(Entries with chart source code)
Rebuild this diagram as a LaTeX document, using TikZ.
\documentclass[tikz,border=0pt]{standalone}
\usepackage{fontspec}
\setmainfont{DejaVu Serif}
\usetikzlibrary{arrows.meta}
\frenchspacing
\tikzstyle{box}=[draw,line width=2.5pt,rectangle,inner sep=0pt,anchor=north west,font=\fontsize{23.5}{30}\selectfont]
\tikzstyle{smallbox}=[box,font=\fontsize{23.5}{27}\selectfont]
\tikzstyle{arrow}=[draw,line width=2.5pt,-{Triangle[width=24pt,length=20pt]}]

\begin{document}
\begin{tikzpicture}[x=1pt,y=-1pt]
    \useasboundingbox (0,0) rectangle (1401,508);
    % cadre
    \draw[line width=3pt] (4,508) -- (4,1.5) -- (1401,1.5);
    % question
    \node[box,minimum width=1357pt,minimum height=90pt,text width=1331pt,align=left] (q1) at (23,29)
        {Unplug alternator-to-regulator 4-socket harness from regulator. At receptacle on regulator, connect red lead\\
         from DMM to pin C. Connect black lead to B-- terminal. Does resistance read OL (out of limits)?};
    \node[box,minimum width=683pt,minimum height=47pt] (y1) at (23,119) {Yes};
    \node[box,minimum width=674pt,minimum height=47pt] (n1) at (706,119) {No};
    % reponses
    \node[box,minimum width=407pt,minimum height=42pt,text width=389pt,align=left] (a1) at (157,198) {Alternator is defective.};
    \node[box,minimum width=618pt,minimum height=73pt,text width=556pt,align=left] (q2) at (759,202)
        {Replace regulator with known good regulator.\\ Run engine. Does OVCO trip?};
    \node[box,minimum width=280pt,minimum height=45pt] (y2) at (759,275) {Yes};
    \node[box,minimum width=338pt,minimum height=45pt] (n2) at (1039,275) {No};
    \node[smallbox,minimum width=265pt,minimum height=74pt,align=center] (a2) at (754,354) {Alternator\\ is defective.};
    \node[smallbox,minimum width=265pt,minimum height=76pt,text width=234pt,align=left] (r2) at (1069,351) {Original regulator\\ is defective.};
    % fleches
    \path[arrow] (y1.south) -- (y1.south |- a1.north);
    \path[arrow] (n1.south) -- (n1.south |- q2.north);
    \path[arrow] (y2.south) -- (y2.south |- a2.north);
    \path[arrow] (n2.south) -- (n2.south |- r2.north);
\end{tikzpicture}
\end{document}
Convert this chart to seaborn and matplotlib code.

**Objective:** Retype all the material above precisely, with no line left out.

**Task solution:**
Rebuild this diagram as a LaTeX document, using TikZ.
\documentclass[tikz,border=0pt]{standalone}
\usepackage{fontspec}
\setmainfont{DejaVu Serif}
\usetikzlibrary{arrows.meta}
\frenchspacing
\tikzstyle{box}=[draw,line width=2.5pt,rectangle,inner sep=0pt,anchor=north west,font=\fontsize{23.5}{30}\selectfont]
\tikzstyle{smallbox}=[box,font=\fontsize{23.5}{27}\selectfont]
\tikzstyle{arrow}=[draw,line width=2.5pt,-{Triangle[width=24pt,length=20pt]}]

\begin{document}
\begin{tikzpicture}[x=1pt,y=-1pt]
    \useasboundingbox (0,0) rectangle (1401,508);
    % cadre
    \draw[line width=3pt] (4,508) -- (4,1.5) -- (1401,1.5);
    % question
    \node[box,minimum width=1357pt,minimum height=90pt,text width=1331pt,align=left] (q1) at (23,29)
        {Unplug alternator-to-regulator 4-socket harness from regulator. At receptacle on regulator, connect red lead\\
         from DMM to pin C. Connect black lead to B-- terminal. Does resistance read OL (out of limits)?};
    \node[box,minimum width=683pt,minimum height=47pt] (y1) at (23,119) {Yes};
    \node[box,minimum width=674pt,minimum height=47pt] (n1) at (706,119) {No};
    % reponses
    \node[box,minimum width=407pt,minimum height=42pt,text width=389pt,align=left] (a1) at (157,198) {Alternator is defective.};
    \node[box,minimum width=618pt,minimum height=73pt,text width=556pt,align=left] (q2) at (759,202)
        {Replace regulator with known good regulator.\\ Run engine. Does OVCO trip?};
    \node[box,minimum width=280pt,minimum height=45pt] (y2) at (759,275) {Yes};
    \node[box,minimum width=338pt,minimum height=45pt] (n2) at (1039,275) {No};
    \node[smallbox,minimum width=265pt,minimum height=74pt,align=center] (a2) at (754,354) {Alternator\\ is defective.};
    \node[smallbox,minimum width=265pt,minimum height=76pt,text width=234pt,align=left] (r2) at (1069,351) {Original regulator\\ is defective.};
    % fleches
    \path[arrow] (y1.south) -- (y1.south |- a1.north);
    \path[arrow] (n1.south) -- (n1.south |- q2.north);
    \path[arrow] (y2.south) -- (y2.south |- a2.north);
    \path[arrow] (n2.south) -- (n2.south |- r2.north);
\end{tikzpicture}
\end{document}
Convert this chart to seaborn and matplotlib code.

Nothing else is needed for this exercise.